Home of Mary, of the Holy Family, and every human being
Historical, archaeological, and scientific research seems to confirm its authenticity, first sanctioned in 1310 by a papal bull of Clement V. A recent study has shown that the stones of the building were worked according to the Nabataean way, widespread in Galilee at the time of Jesus. Graffiti, judged by experts to be of clear Judeo-Christian origin, is engraved on the stones, and the mortar used in the construction would have been alien to the building practices of the Marche. In addition, five cloth crosses that probably belonged to the Crusaders and some remains of an ostrich egg, a symbol of the mystery of the Incarnation, were found among the bricks of the Holy House, whose perimeter would coincide perfectly with the size of the foundations left in Nazareth. But why three walls? In all probability they constituted a part of the Virgin’s house, the masonry antechamber leading to the cave excavated in the rock at the bottom, still venerated today in the Basilica of the Annunciation in Nazareth.

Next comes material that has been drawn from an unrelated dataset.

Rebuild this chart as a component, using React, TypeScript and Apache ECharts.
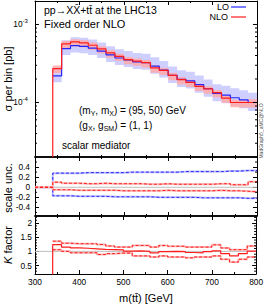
import React, { useEffect, useRef } from 'react';
import * as echarts from 'echarts';

// ---------- data ----------
const massEdges = [340, 360, 380, 400, 420, 440, 460, 480, 500, 520, 540, 560, 580, 600, 620, 640, 660, 680, 700, 720, 740, 760, 780, 800];
const emptyBins = [300, 320];
const xTickLabels = [300, 400, 500, 600, 700, 800];

const nloValues = [2.71e-4, 5.65e-4, 5.99e-4, 5.81e-4, 5.42e-4, 4.87e-4, 4.32e-4, 3.91e-4, 3.55e-4, 3.39e-4, 3.24e-4, 2.77e-4, 2.58e-4, 2.22e-4, 1.96e-4, 1.81e-4, 1.61e-4, 1.49e-4, 1.34e-4, 1.14e-4, 1.0e-4, 1.0e-4, 1.0e-4];
const loValues = [2.19e-4, 4.91e-4, 5.35e-4, 5.23e-4, 4.97e-4, 4.55e-4, 4.08e-4, 3.72e-4, 3.51e-4, 3.32e-4, 3.24e-4, 2.92e-4, 2.61e-4, 2.22e-4, 1.98e-4, 1.89e-4, 1.69e-4, 1.50e-4, 1.31e-4, 1.24e-4, 1.15e-4, 1.08e-4, 1.0e-4];

// relative band widths in the main panel
const nloBandUp = [0.10, 0.09, 0.08, 0.08, 0.08, 0.08, 0.08, 0.08, 0.08, 0.08, 0.08, 0.08, 0.08, 0.08, 0.08, 0.08, 0.08, 0.08, 0.08, 0.08, 0.08, 0.08, 0.10];
const nloBandDn = [-0.12, -0.13, -0.13, -0.13, -0.13, -0.13, -0.13, -0.13, -0.13, -0.13, -0.13, -0.13, -0.13, -0.13, -0.13, -0.13, -0.13, -0.13, -0.13, -0.13, -0.13, -0.14, -0.14];

// scale uncertainty panel
const loUncUp = [0.28, 0.28, 0.28, 0.29, 0.29, 0.29, 0.29, 0.29, 0.30, 0.30, 0.30, 0.30, 0.30, 0.30, 0.31, 0.31, 0.31, 0.31, 0.31, 0.32, 0.32, 0.33, 0.33];
const loUncDn = [-0.17, -0.17, -0.18, -0.18, -0.18, -0.18, -0.19, -0.19, -0.19, -0.19, -0.19, -0.20, -0.20, -0.20, -0.20, -0.20, -0.21, -0.21, -0.21, -0.21, -0.21, -0.22, -0.22];
const nloUncUp = [0.10, 0.08, 0.08, 0.07, 0.07, 0.08, 0.07, 0.07, 0.07, 0.07, 0.06, 0.06, 0.07, 0.06, 0.06, 0.06, 0.06, 0.06, 0.07, 0.07, 0.05, 0.05, 0.11];
const nloUncDn = [-0.05, -0.05, -0.06, -0.06, -0.06, -0.06, -0.06, -0.07, -0.07, -0.07, -0.07, -0.07, -0.06, -0.07, -0.07, -0.07, -0.07, -0.07, -0.06, -0.07, -0.07, -0.08, -0.09];

// K factor panel
const kCentral = [1.235, 1.15, 1.12, 1.11, 1.09, 1.07, 1.06, 1.05, 1.01, 1.02, 1.0, 0.95, 0.99, 1.0, 0.99, 0.96, 0.95, 0.99, 1.02, 0.92, 0.84, 0.92, 1.01];
const kUp = [1.36, 1.29, 1.27, 1.27, 1.27, 1.24, 1.19, 1.15, 1.15, 1.21, 1.21, 1.15, 1.21, 1.18, 1.18, 1.15, 1.15, 1.15, 1.23, 1.12, 1.06, 1.06, 1.19];
const kDn = [1.06, 1.0, 0.95, 0.95, 0.95, 0.89, 0.92, 0.94, 0.94, 0.84, 0.84, 0.80, 0.84, 0.80, 0.80, 0.77, 0.80, 0.80, 0.84, 0.72, 0.62, 0.72, 0.80];

// axis ticks
const logMajorTicks = [1e-4, 1e-3];
const logMinorTicks = [3e-5, 4e-5, 5e-5, 6e-5, 7e-5, 8e-5, 9e-5, 2e-4, 3e-4, 4e-4, 5e-4, 6e-4, 7e-4, 8e-4, 9e-4];
const uncTicks = [-0.4, -0.2, 0, 0.2, 0.4];
const uncMinorTicks = [-0.5, -0.3, -0.1, 0.1, 0.3, 0.5];
const kTicks = [0.5, 1, 1.5, 2];
const kMinorTicks = [0.3, 0.4, 0.6, 0.7, 0.8, 0.9, 1.1, 1.2, 1.3, 1.4, 1.6, 1.7, 1.8, 1.9, 2.1, 2.2];

const X_MIN = 300;
const X_MAX = 800;
const Y_MAIN_MIN = 2e-5;
const Y_MAIN_MAX = 2e-3;

// ---------- style ----------
const FONT = 'Liberation Sans, Arial, Helvetica, sans-serif';
const BLUE = '#2424ff';
const RED = '#ff1c1c';
const LAVENDER = '#cfcfff';
const PINK = 'rgba(255,170,170,0.85)';
const TICK_FONT = 8.3;

const stepData = (vals: number[]) => massEdges.map((e, i) => [e, vals[Math.min(i, vals.length - 1)]]);
const withEmpty = (vals: number[]) => [...emptyBins.map((e) => [e, 0]), ...stepData(vals)];

function lineSeries(g: number, data: number[][], color: string, width: number, dashed = false, z = 2) {
  return {
    type: 'line',
    xAxisIndex: g * 2,
    yAxisIndex: g * 2,
    data,
    step: 'end',
    symbol: 'none',
    silent: true,
    z,
    lineStyle: { color, width, type: dashed ? [3, 2] : 'solid' },
  };
}

function bandSeries(center: number[], up: number[], dn: number[], color: string) {
  return {
    type: 'custom',
    xAxisIndex: 0,
    yAxisIndex: 0,
    data: [[massEdges[0], center[0]]],
    silent: true,
    clip: true,
    renderItem: (_p: any, api: any) => {
      const upper: number[][] = [];
      const lower: number[][] = [];
      center.forEach((c, i) => {
        const x0 = massEdges[i];
        const x1 = massEdges[i + 1];
        const hi = c * (1 + up[i]);
        const lo = c * (1 + dn[i]);
        upper.push(api.coord([x0, hi]), api.coord([x1, hi]));
        lower.push(api.coord([x0, lo]), api.coord([x1, lo]));
      });
      return { type: 'polygon', shape: { points: upper.concat(lower.reverse()) }, style: { fill: color } };
    },
  };
}

// tick marks on both vertical edges of a panel (and optional decade labels)
function yTickSeries(g: number, values: number[], len: number, withLogLabels = false) {
  return {
    type: 'custom',
    xAxisIndex: g * 2,
    yAxisIndex: g * 2,
    data: values.map((v) => [X_MIN, v]),
    silent: true,
    clip: false,
    z: 10,
    renderItem: (_p: any, api: any) => {
      const v = api.value(1);
      const l = api.coord([X_MIN, v]);
      const r = api.coord([X_MAX, v]);
      const children: any[] = [
        { type: 'line', shape: { x1: l[0], y1: l[1], x2: l[0] + len, y2: l[1] }, style: { stroke: '#000', lineWidth: 1 } },
        { type: 'line', shape: { x1: r[0] - len, y1: r[1], x2: r[0], y2: r[1] }, style: { stroke: '#000', lineWidth: 1 } },
      ];
      if (withLogLabels) {
        children.push({
          type: 'text',
          x: l[0] - 12.5,
          y: l[1],
          style: { text: '10', align: 'right', verticalAlign: 'middle', fontSize: TICK_FONT, fontFamily: FONT, fill: '#000' },
        });
        children.push({
          type: 'text',
          x: l[0] - 12.5,
          y: l[1] - 3,
          style: {
            text: String(Math.round(Math.log10(v))),
            align: 'left',
            verticalAlign: 'middle',
            fontSize: 6,
            fontFamily: FONT,
            fill: '#000',
          },
        });
      }
      return { type: 'group', children };
    },
  };
}

function xAxis(g: number, position: 'top' | 'bottom', labels: boolean, lw: number) {
  return {
    type: 'value',
    gridIndex: g,
    position,
    min: X_MIN,
    max: X_MAX,
    interval: 100,
    axisLine: { show: true, onZero: false, lineStyle: { color: '#000', width: lw } },
    axisTick: { show: true, inside: true, length: 4, lineStyle: { color: '#000' } },
    minorTick: { show: true, splitNumber: 2, length: 2, lineStyle: { color: '#000' } },
    splitLine: { show: false },
    minorSplitLine: { show: false },
    axisLabel: labels
      ? { show: true, fontSize: TICK_FONT, color: '#000', margin: 4, fontFamily: FONT, customValues: xTickLabels }
      : { show: false },
  };
}

function yAxisLinear(g: number, position: 'left' | 'right', min: number, max: number, ticks: number[], labels: boolean, margin: number) {
  return {
    type: 'value',
    gridIndex: g,
    position,
    min,
    max,
    axisLine: { show: true, onZero: false, lineStyle: { color: '#000', width: 1 } },
    axisTick: { show: true, inside: true, length: 4, customValues: ticks, lineStyle: { color: '#000' } },
    splitLine: { show: false },
    axisLabel: labels
      ? { show: true, fontSize: TICK_FONT, color: '#000', margin, fontFamily: FONT, customValues: ticks }
      : { show: false },
  };
}

function yAxisLog(position: 'left' | 'right') {
  return {
    type: 'log',
    logBase: 10,
    gridIndex: 0,
    position,
    min: Y_MAIN_MIN,
    max: Y_MAIN_MAX,
    axisLine: { show: true, onZero: false, lineStyle: { color: '#000', width: 1 } },
    axisTick: { show: false },
    splitLine: { show: false },
    axisLabel: { show: false },
  };
}

const txt = (x: number, y: number, text: string, fontSize: number, extra: any = {}) => ({
  type: 'text',
  x,
  y,
  silent: true,
  ...extra,
  style: {
    text,
    fontSize,
    fontFamily: FONT,
    fill: '#000',
    verticalAlign: 'middle',
    align: 'left',
    ...(extra.style || {}),
  },
});

const subRich = {
  n: { fontSize: 10, lineHeight: 13, fontFamily: FONT, fill: '#000' },
  sub: { fontSize: 7, lineHeight: 7, verticalAlign: 'bottom', fontFamily: FONT, fill: '#000' },
};

const option: any = {
  animation: false,
  backgroundColor: '#fff',
  grid: [
    { left: 35, top: 1, width: 222, height: 156 },
    { left: 35, top: 157, width: 222, height: 59 },
    { left: 35, top: 216, width: 222, height: 58 },
  ],
  xAxis: [
    xAxis(0, 'bottom', false, 1.5),
    xAxis(0, 'top', false, 1),
    xAxis(1, 'bottom', false, 1.5),
    xAxis(1, 'top', false, 1.5),
    xAxis(2, 'bottom', true, 1),
    xAxis(2, 'top', false, 1.5),
  ],
  yAxis: [
    yAxisLog('left'),
    yAxisLog('right'),
    yAxisLinear(1, 'left', -0.57, 0.6, uncTicks, true, 5),
    yAxisLinear(1, 'right', -0.57, 0.6, uncTicks, false, 5),
    yAxisLinear(2, 'left', 0.2, 2.25, kTicks, true, 3),
    yAxisLinear(2, 'right', 0.2, 2.25, kTicks, false, 3),
  ],
  series: [
    // main panel
    bandSeries(loValues, loUncUp, loUncDn, LAVENDER),
    lineSeries(0, stepData(loValues), BLUE, 1.2),
    bandSeries(nloValues, nloBandUp, nloBandDn, PINK),
    lineSeries(0, [[massEdges[0], Y_MAIN_MIN], ...stepData(nloValues)], RED, 1.2),
    yTickSeries(0, logMajorTicks, 4, true),
    yTickSeries(0, logMinorTicks, 2),

    // scale uncertainty panel
    lineSeries(1, [[X_MIN, 0], [X_MAX, 0]], '#bdbdbd', 1, false, 1),
    lineSeries(1, withEmpty(loUncUp), '#bcbcff', 2),
    lineSeries(1, withEmpty(loUncDn), '#bcbcff', 2),
    lineSeries(1, withEmpty(loUncUp), BLUE, 1, true, 3),
    lineSeries(1, withEmpty(loUncDn), BLUE, 1, true, 3),
    lineSeries(1, withEmpty(nloUncUp), '#ffb4b4', 2, false, 4),
    lineSeries(1, withEmpty(nloUncDn), '#ffb4b4', 2, false, 4),
    lineSeries(1, withEmpty(nloUncUp), RED, 1, true, 5),
    lineSeries(1, withEmpty(nloUncDn), RED, 1, true, 5),
    yTickSeries(1, uncMinorTicks, 2),

    // K factor panel
    lineSeries(2, [[X_MIN, 1], [X_MAX, 1]], '#bdbdbd', 1, false, 1),
    lineSeries(2, stepData(kUp), '#ffb4b4', 2, false, 2),
    lineSeries(2, stepData(kDn), '#ffb4b4', 2, false, 2),
    lineSeries(2, stepData(kUp), RED, 1, true, 3),
    lineSeries(2, stepData(kDn), RED, 1, true, 3),
    lineSeries(2, withEmpty(kCentral), RED, 1.2, false, 4),
    yTickSeries(2, kMinorTicks, 2),
  ],
  graphic: [
    txt(44, 10, 'pp\u2192XX\u0304+tt\u0304 at the LHC13', 10.5),
    txt(44, 24, 'Fixed order NLO', 11),
    txt(229, 7, 'LO', 9, { style: { align: 'right' } }),
    { type: 'line', silent: true, shape: { x1: 231, y1: 7, x2: 246, y2: 7 }, style: { stroke: BLUE, lineWidth: 1.2 } },
    txt(228, 17, 'NLO', 9, { style: { align: 'right' } }),
    { type: 'line', silent: true, shape: { x1: 231, y1: 17, x2: 246, y2: 17 }, style: { stroke: RED, lineWidth: 1.2 } },
    txt(79, 110, '{n|(m}{sub|Y}{n|, m}{sub|X}{n|) = (95, 50) GeV}', 10, { style: { rich: subRich } }),
    txt(79, 125, '{n|(g}{sub|X}{n|, g}{sub|SM}{n|) = (1, 1)}', 10, { style: { rich: subRich } }),
    txt(62, 145, 'scalar mediator', 10),
    txt(8, 79, '\u03c3 per bin [pb]', 11, { rotation: Math.PI / 2, style: { align: 'center' } }),
    txt(8, 188, 'scale unc.', 11, { rotation: Math.PI / 2, style: { align: 'center' } }),
    txt(8, 245, '{i|K} factor', 11, {
      rotation: Math.PI / 2,
      style: {
        align: 'center',
        rich: { i: { fontStyle: 'italic', fontSize: 11, fontFamily: FONT, fill: '#000' } },
      },
    }),
    txt(146, 298, 'm(tt\u0304) [GeV]', 11, { style: { align: 'center' } }),
    txt(261, 131, 'MadGraph5_aMC@NLO', 5, { rotation: Math.PI / 2, style: { align: 'center', fill: '#555' } }),
  ],
};

export default function App() {
  const ref = useRef<HTMLDivElement>(null);
  useEffect(() => {
    if (!ref.current) return;
    const chart = echarts.init(ref.current, undefined, { renderer: 'svg' });
    chart.setOption(option);
    return () => chart.dispose();
  }, []);
  return <div ref={ref} style={{ position: 'absolute', left: 0, top: 0, width: 266, height: 305, background: '#fff' }} />;
}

Carried in the hands of the Angels
Many still wonder how this relic-rest, which at first glance does not appear to have been reconstructed and which also survived the disastrous fire of 1921 in which part of the pictorial decoration of the sanctuary and the original wooden copy of the Black Madonna were destroyed, could have been transported. According to tradition, in 1291, after the expulsion of the Crusaders from Palestine, the walls were transported first to Illyria, present-day Croatia, and then to the city in central Italy. A chronicle of 1465, written by Pier Giorgio di Tolomei, called the Teramano, refers: “… after those people of Galilee and Nazareth abandoned their faith in Christ and accepted the faith of Mohammed, the angels lifted the aforementioned church from its place and transported it to Schiavonia. But there she was not honoured at all as was due to the Virgin… Therefore, the angels removed it again from that place and carried it across the sea to the territory of Recanati”. Many today tend to support the hypothesis, supported by the ancient Cullisanese Chartularium code, that the angels of the tradition to whom the transfer is attributed are none other than the nobles of the Byzantine family of the Angels of Epirus, who in the 13th century saved the venerated sanctuary by sea from the fury of the Saracens. However, the perfect state of assembly and conservation of the stones has kept alive an interpretation of transport, open to the supernatural.
A house in every man’s street
The strange location on a “public street” is also striking. “In reality, precisely this singular aspect of the house preserves a particular message”, Benedict XVI said when visiting Loreto in 2012: “It is not a private house, but it is a dwelling open to all, it is on the way for all of us. We are all on the way to another dwelling place: the Eternal City”.